Homemade ice cream can be a complicated thing or quite simple, depending on the type of machine you use and the complexity of your recipe. In years of making a variety of different variations and flavors, I’ve come up with some tips and tricks that I find work best for me and my own ice-cream-making purposes.
It’s all about the base. (I just got Meghan Trainor stuck in your head, didn’t I?) If you have the time, a cooked custard base absolutely produces the best ice cream. HOWEVER, it needs to cool and then chill overnight to be cold enough to put into the machine. No-cook bases can be delicious and save a lot of time, but just aren’t quite as rich and creamy as the cooked versions.
Directions are not suggestions. That part about freezing the ice cream canister for 24 hours before using? Yep, that’s totally a thing. You need the canister to be cold enough to start the freezing process or it will take far, far too long to freeze your ice cream, if it freezes properly at all. Don’t ask how I know.
Splurge on ingredients. It is worth the difference. Real vanilla extract. Your favorite brand of chocolate chips. Fresh, in-season local fruit. Spend the couple of extra dollars for better ingredients and your end product will be amazing. Don’t waste the effort on a sub-par product.
Wipe the cover regularly. Unless you like your ice cream to taste like salt, wipe the top of the canister often to get the salt water residue off the top. Otherwise, you risk dripping it inside your ice cream and that may not quite be the effect you’re looking for.
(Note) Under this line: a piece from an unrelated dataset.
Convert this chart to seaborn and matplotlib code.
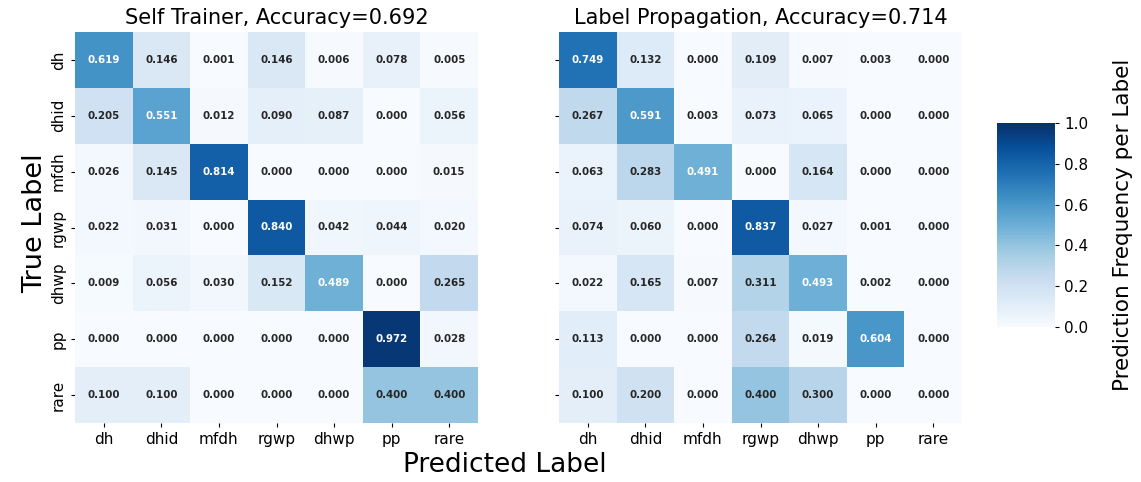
import numpy as np
import pandas as pd
import matplotlib
matplotlib.use("Agg")
import matplotlib.pyplot as plt
import seaborn as sns

labels = ["dh", "dhid", "mfdh", "rgwp", "dhwp", "pp", "rare"]

self_trainer = [
    [0.619, 0.146, 0.001, 0.146, 0.006, 0.078, 0.005],
    [0.205, 0.551, 0.012, 0.090, 0.087, 0.000, 0.056],
    [0.026, 0.145, 0.814, 0.000, 0.000, 0.000, 0.015],
    [0.022, 0.031, 0.000, 0.840, 0.042, 0.044, 0.020],
    [0.009, 0.056, 0.030, 0.152, 0.489, 0.000, 0.265],
    [0.000, 0.000, 0.000, 0.000, 0.000, 0.972, 0.028],
    [0.100, 0.100, 0.000, 0.000, 0.000, 0.400, 0.400],
]
label_prop = [
    [0.749, 0.132, 0.000, 0.109, 0.007, 0.003, 0.000],
    [0.267, 0.591, 0.003, 0.073, 0.065, 0.000, 0.000],
    [0.063, 0.283, 0.491, 0.000, 0.164, 0.000, 0.000],
    [0.074, 0.060, 0.000, 0.837, 0.027, 0.001, 0.000],
    [0.022, 0.165, 0.007, 0.311, 0.493, 0.002, 0.000],
    [0.113, 0.000, 0.000, 0.264, 0.019, 0.604, 0.000],
    [0.100, 0.200, 0.000, 0.400, 0.300, 0.000, 0.000],
]
titles = ["Self Trainer, Accuracy=0.692", "Label Propagation, Accuracy=0.714"]

sns.set_style("white")
plt.rcParams["font.family"] = ["DejaVu Sans"]
plt.rcParams["text.color"] = "black"
plt.rcParams["xtick.color"] = "black"
plt.rcParams["ytick.color"] = "black"
plt.rcParams["axes.labelcolor"] = "black"

fig = plt.figure(figsize=(11.41, 4.82), dpi=100)
ax1 = fig.add_axes([75/1141, 1-423/482, 403/1141, 391/482])
ax2 = fig.add_axes([559/1141, 1-423/482, 403/1141, 391/482])
cax = fig.add_axes([997/1141, 1-327/482, 58/1141, 204/482])

for i, (ax, data, title) in enumerate(zip([ax1, ax2], [self_trainer, label_prop], titles)):
    df = pd.DataFrame(data, index=labels, columns=labels)
    sns.heatmap(df, ax=ax, cmap="Blues", vmin=0, vmax=1, annot=True, fmt=".3f",
                annot_kws={"fontsize": 7.4, "fontweight": "bold"},
                cbar=(i == 0), cbar_ax=cax if i == 0 else None)
    ax.set_title(title, fontsize=15, color="black")
    ax.tick_params(axis="both", which="both", length=3, labelsize=11,
                   left=True, bottom=True, colors="black")
    ax.set_xticklabels(labels, rotation=0)
    if i == 0:
        ax.set_yticklabels(labels, rotation=90, va="center")
    else:
        ax.set_yticklabels([])

cax.tick_params(labelsize=11, length=3, colors="black")
cax.set_yticks([0, 0.2, 0.4, 0.6, 0.8, 1.0])
fig.text(1123/1141, 1-225/482, "Prediction Frequency per Label", rotation=90,
         ha="center", va="center", fontsize=15.5)
fig.text(35/1141, 1-223/482, "True Label", rotation=90, ha="center", va="center", fontsize=19.5)
fig.text(505/1141, 1-465/482, "Predicted Label", ha="center", va="center", fontsize=19)

fig.savefig("out.png", dpi=100)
Have patience. The instructions for my machine claim that it should take 30-45 minutes to freeze ice cream to the right consistency. I have never once had this actually happen. I’m not sure if it’s me and the way I add ice and salt or if it’s just wishful thinking on the part of the people who wrote the instructions. Either way, my finished product never comes out “grainy” so the slow freeze seems to be a good thing.
Be careful with your add-ins. Again, instructions are key here. If you’re adding in fruit, chocolate chips, or other items to make a favorite flavor, check the recipe to find out at what point you should add them. Putting them in too soon could cause issues with freezing and consistency or adding them too late may cause uneven distribution.
Make room in the freezer ahead of time. You want your ice cream to go directly into the freezer as quickly as you can, without much melting, to finish up the curing process. If you have to leave your ice cream sitting in the machine or out on the counter while you clean out or rearrange the freezer, it could over-freeze in the canister or melt to quickly before you make the move.
Homemade ice cream is one of my favorite parts of summer and really can be a fun treat to make. If you have your own tips, please share them with us! Happy churning!